§ Exercise
Faithfully return all lines, omitting every embedded picture.

§ Material provided
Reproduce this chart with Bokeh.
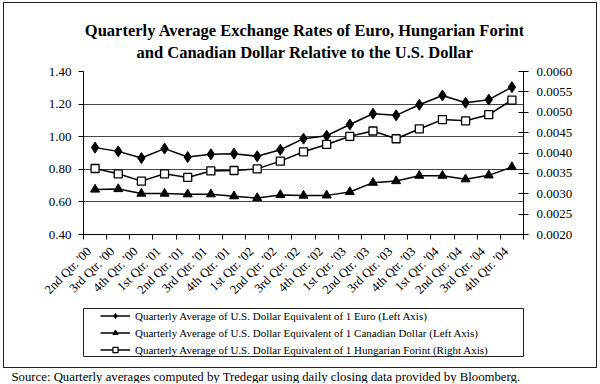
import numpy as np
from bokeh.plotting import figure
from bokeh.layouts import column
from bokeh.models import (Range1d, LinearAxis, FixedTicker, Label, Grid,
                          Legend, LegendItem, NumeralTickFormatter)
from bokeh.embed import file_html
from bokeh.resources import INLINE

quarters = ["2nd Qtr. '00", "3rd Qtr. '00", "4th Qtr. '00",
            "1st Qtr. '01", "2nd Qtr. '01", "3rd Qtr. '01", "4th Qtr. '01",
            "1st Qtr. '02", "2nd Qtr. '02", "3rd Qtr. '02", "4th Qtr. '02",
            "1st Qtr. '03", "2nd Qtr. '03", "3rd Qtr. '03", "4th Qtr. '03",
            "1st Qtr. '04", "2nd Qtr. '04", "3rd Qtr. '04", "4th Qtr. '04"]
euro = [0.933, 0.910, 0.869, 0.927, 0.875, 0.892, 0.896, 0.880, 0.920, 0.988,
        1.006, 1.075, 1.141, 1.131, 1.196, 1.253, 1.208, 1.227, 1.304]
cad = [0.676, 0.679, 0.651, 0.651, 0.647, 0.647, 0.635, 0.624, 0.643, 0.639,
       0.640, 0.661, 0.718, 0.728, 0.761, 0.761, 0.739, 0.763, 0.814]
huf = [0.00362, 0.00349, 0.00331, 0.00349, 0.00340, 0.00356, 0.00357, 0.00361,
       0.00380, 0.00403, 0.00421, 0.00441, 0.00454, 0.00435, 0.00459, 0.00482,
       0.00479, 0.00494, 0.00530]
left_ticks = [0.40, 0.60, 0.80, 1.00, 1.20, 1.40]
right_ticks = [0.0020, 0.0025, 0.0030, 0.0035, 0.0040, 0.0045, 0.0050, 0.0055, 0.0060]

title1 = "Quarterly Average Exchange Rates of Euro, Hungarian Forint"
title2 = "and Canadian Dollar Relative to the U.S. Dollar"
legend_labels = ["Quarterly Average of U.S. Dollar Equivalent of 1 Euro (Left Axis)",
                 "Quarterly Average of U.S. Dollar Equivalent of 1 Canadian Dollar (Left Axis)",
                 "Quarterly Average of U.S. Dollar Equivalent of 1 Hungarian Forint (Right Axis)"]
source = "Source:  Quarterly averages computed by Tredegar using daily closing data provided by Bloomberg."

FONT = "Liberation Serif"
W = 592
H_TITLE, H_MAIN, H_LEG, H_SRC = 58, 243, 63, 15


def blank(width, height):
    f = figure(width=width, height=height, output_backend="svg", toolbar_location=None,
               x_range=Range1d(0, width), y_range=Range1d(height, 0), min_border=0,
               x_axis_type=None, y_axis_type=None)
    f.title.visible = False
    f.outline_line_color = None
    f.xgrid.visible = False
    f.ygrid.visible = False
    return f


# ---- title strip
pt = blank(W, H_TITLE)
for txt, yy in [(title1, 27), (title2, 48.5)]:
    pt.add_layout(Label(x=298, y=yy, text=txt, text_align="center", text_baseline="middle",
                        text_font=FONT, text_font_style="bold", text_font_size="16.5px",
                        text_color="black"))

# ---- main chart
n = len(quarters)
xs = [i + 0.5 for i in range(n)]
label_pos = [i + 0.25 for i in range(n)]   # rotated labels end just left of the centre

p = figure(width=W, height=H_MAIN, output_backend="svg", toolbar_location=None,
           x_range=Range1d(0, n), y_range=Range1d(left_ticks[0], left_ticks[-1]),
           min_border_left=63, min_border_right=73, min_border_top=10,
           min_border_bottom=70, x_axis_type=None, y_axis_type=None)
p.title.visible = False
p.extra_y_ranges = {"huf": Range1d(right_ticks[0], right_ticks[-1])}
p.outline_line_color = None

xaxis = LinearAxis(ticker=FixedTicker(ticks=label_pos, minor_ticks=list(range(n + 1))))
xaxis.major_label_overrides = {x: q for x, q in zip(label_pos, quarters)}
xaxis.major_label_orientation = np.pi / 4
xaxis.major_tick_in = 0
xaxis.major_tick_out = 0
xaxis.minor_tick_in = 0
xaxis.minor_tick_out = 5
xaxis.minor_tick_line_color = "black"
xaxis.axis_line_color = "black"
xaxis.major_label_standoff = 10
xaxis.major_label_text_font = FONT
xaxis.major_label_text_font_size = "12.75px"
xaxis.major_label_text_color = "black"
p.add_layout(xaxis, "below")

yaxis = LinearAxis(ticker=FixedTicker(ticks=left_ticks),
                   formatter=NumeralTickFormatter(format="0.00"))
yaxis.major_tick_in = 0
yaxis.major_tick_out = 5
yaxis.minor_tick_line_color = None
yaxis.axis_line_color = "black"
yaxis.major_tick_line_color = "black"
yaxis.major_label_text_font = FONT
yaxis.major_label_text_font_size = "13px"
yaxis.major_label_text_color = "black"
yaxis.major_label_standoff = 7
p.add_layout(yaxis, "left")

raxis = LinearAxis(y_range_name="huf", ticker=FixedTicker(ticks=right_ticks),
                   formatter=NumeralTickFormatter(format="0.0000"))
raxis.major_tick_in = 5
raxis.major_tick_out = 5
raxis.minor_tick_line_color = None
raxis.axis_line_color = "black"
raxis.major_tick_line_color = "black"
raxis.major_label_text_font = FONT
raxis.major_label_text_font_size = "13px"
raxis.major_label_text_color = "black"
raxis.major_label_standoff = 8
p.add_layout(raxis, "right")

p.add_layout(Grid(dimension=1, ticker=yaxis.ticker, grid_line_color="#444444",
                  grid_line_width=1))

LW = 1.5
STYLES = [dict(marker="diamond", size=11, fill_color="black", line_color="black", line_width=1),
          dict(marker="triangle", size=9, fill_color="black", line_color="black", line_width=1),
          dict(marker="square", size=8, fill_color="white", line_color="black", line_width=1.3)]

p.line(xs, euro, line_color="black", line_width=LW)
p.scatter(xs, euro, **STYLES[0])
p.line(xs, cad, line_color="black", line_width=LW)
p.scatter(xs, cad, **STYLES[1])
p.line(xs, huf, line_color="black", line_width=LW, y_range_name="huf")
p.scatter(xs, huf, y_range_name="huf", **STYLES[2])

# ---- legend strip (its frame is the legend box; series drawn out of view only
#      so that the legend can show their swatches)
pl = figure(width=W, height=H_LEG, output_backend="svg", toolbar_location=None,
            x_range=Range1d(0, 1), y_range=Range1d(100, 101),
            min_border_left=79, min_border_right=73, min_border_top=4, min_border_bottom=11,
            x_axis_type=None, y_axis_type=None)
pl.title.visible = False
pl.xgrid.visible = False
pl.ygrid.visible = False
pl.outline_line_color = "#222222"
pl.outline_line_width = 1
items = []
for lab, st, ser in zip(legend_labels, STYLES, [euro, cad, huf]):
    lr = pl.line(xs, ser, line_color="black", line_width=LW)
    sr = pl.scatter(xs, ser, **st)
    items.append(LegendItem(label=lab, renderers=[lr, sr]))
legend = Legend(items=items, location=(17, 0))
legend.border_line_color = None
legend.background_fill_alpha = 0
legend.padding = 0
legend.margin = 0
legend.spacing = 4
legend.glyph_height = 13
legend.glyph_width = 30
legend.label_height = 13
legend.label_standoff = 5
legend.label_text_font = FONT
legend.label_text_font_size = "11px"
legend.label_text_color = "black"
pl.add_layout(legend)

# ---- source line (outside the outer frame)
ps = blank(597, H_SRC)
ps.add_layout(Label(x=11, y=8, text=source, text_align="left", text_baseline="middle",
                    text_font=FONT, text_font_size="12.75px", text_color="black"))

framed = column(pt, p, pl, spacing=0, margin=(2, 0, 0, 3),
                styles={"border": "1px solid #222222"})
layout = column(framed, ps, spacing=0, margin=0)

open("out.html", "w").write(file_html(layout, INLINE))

§ Answer for this exercise
Reproduce this chart with Bokeh.
import numpy as np
from bokeh.plotting import figure
from bokeh.layouts import column
from bokeh.models import (Range1d, LinearAxis, FixedTicker, Label, Grid,
                          Legend, LegendItem, NumeralTickFormatter)
from bokeh.embed import file_html
from bokeh.resources import INLINE

quarters = ["2nd Qtr. '00", "3rd Qtr. '00", "4th Qtr. '00",
            "1st Qtr. '01", "2nd Qtr. '01", "3rd Qtr. '01", "4th Qtr. '01",
            "1st Qtr. '02", "2nd Qtr. '02", "3rd Qtr. '02", "4th Qtr. '02",
            "1st Qtr. '03", "2nd Qtr. '03", "3rd Qtr. '03", "4th Qtr. '03",
            "1st Qtr. '04", "2nd Qtr. '04", "3rd Qtr. '04", "4th Qtr. '04"]
euro = [0.933, 0.910, 0.869, 0.927, 0.875, 0.892, 0.896, 0.880, 0.920, 0.988,
        1.006, 1.075, 1.141, 1.131, 1.196, 1.253, 1.208, 1.227, 1.304]
cad = [0.676, 0.679, 0.651, 0.651, 0.647, 0.647, 0.635, 0.624, 0.643, 0.639,
       0.640, 0.661, 0.718, 0.728, 0.761, 0.761, 0.739, 0.763, 0.814]
huf = [0.00362, 0.00349, 0.00331, 0.00349, 0.00340, 0.00356, 0.00357, 0.00361,
       0.00380, 0.00403, 0.00421, 0.00441, 0.00454, 0.00435, 0.00459, 0.00482,
       0.00479, 0.00494, 0.00530]
left_ticks = [0.40, 0.60, 0.80, 1.00, 1.20, 1.40]
right_ticks = [0.0020, 0.0025, 0.0030, 0.0035, 0.0040, 0.0045, 0.0050, 0.0055, 0.0060]

title1 = "Quarterly Average Exchange Rates of Euro, Hungarian Forint"
title2 = "and Canadian Dollar Relative to the U.S. Dollar"
legend_labels = ["Quarterly Average of U.S. Dollar Equivalent of 1 Euro (Left Axis)",
                 "Quarterly Average of U.S. Dollar Equivalent of 1 Canadian Dollar (Left Axis)",
                 "Quarterly Average of U.S. Dollar Equivalent of 1 Hungarian Forint (Right Axis)"]
source = "Source:  Quarterly averages computed by Tredegar using daily closing data provided by Bloomberg."

FONT = "Liberation Serif"
W = 592
H_TITLE, H_MAIN, H_LEG, H_SRC = 58, 243, 63, 15


def blank(width, height):
    f = figure(width=width, height=height, output_backend="svg", toolbar_location=None,
               x_range=Range1d(0, width), y_range=Range1d(height, 0), min_border=0,
               x_axis_type=None, y_axis_type=None)
    f.title.visible = False
    f.outline_line_color = None
    f.xgrid.visible = False
    f.ygrid.visible = False
    return f


# ---- title strip
pt = blank(W, H_TITLE)
for txt, yy in [(title1, 27), (title2, 48.5)]:
    pt.add_layout(Label(x=298, y=yy, text=txt, text_align="center", text_baseline="middle",
                        text_font=FONT, text_font_style="bold", text_font_size="16.5px",
                        text_color="black"))

# ---- main chart
n = len(quarters)
xs = [i + 0.5 for i in range(n)]
label_pos = [i + 0.25 for i in range(n)]   # rotated labels end just left of the centre

p = figure(width=W, height=H_MAIN, output_backend="svg", toolbar_location=None,
           x_range=Range1d(0, n), y_range=Range1d(left_ticks[0], left_ticks[-1]),
           min_border_left=63, min_border_right=73, min_border_top=10,
           min_border_bottom=70, x_axis_type=None, y_axis_type=None)
p.title.visible = False
p.extra_y_ranges = {"huf": Range1d(right_ticks[0], right_ticks[-1])}
p.outline_line_color = None

xaxis = LinearAxis(ticker=FixedTicker(ticks=label_pos, minor_ticks=list(range(n + 1))))
xaxis.major_label_overrides = {x: q for x, q in zip(label_pos, quarters)}
xaxis.major_label_orientation = np.pi / 4
xaxis.major_tick_in = 0
xaxis.major_tick_out = 0
xaxis.minor_tick_in = 0
xaxis.minor_tick_out = 5
xaxis.minor_tick_line_color = "black"
xaxis.axis_line_color = "black"
xaxis.major_label_standoff = 10
xaxis.major_label_text_font = FONT
xaxis.major_label_text_font_size = "12.75px"
xaxis.major_label_text_color = "black"
p.add_layout(xaxis, "below")

yaxis = LinearAxis(ticker=FixedTicker(ticks=left_ticks),
                   formatter=NumeralTickFormatter(format="0.00"))
yaxis.major_tick_in = 0
yaxis.major_tick_out = 5
yaxis.minor_tick_line_color = None
yaxis.axis_line_color = "black"
yaxis.major_tick_line_color = "black"
yaxis.major_label_text_font = FONT
yaxis.major_label_text_font_size = "13px"
yaxis.major_label_text_color = "black"
yaxis.major_label_standoff = 7
p.add_layout(yaxis, "left")

raxis = LinearAxis(y_range_name="huf", ticker=FixedTicker(ticks=right_ticks),
                   formatter=NumeralTickFormatter(format="0.0000"))
raxis.major_tick_in = 5
raxis.major_tick_out = 5
raxis.minor_tick_line_color = None
raxis.axis_line_color = "black"
raxis.major_tick_line_color = "black"
raxis.major_label_text_font = FONT
raxis.major_label_text_font_size = "13px"
raxis.major_label_text_color = "black"
raxis.major_label_standoff = 8
p.add_layout(raxis, "right")

p.add_layout(Grid(dimension=1, ticker=yaxis.ticker, grid_line_color="#444444",
                  grid_line_width=1))

LW = 1.5
STYLES = [dict(marker="diamond", size=11, fill_color="black", line_color="black", line_width=1),
          dict(marker="triangle", size=9, fill_color="black", line_color="black", line_width=1),
          dict(marker="square", size=8, fill_color="white", line_color="black", line_width=1.3)]

p.line(xs, euro, line_color="black", line_width=LW)
p.scatter(xs, euro, **STYLES[0])
p.line(xs, cad, line_color="black", line_width=LW)
p.scatter(xs, cad, **STYLES[1])
p.line(xs, huf, line_color="black", line_width=LW, y_range_name="huf")
p.scatter(xs, huf, y_range_name="huf", **STYLES[2])

# ---- legend strip (its frame is the legend box; series drawn out of view only
#      so that the legend can show their swatches)
pl = figure(width=W, height=H_LEG, output_backend="svg", toolbar_location=None,
            x_range=Range1d(0, 1), y_range=Range1d(100, 101),
            min_border_left=79, min_border_right=73, min_border_top=4, min_border_bottom=11,
            x_axis_type=None, y_axis_type=None)
pl.title.visible = False
pl.xgrid.visible = False
pl.ygrid.visible = False
pl.outline_line_color = "#222222"
pl.outline_line_width = 1
items = []
for lab, st, ser in zip(legend_labels, STYLES, [euro, cad, huf]):
    lr = pl.line(xs, ser, line_color="black", line_width=LW)
    sr = pl.scatter(xs, ser, **st)
    items.append(LegendItem(label=lab, renderers=[lr, sr]))
legend = Legend(items=items, location=(17, 0))
legend.border_line_color = None
legend.background_fill_alpha = 0
legend.padding = 0
legend.margin = 0
legend.spacing = 4
legend.glyph_height = 13
legend.glyph_width = 30
legend.label_height = 13
legend.label_standoff = 5
legend.label_text_font = FONT
legend.label_text_font_size = "11px"
legend.label_text_color = "black"
pl.add_layout(legend)

# ---- source line (outside the outer frame)
ps = blank(597, H_SRC)
ps.add_layout(Label(x=11, y=8, text=source, text_align="left", text_baseline="middle",
                    text_font=FONT, text_font_size="12.75px", text_color="black"))

framed = column(pt, p, pl, spacing=0, margin=(2, 0, 0, 3),
                styles={"border": "1px solid #222222"})
layout = column(framed, ps, spacing=0, margin=0)

open("out.html", "w").write(file_html(layout, INLINE))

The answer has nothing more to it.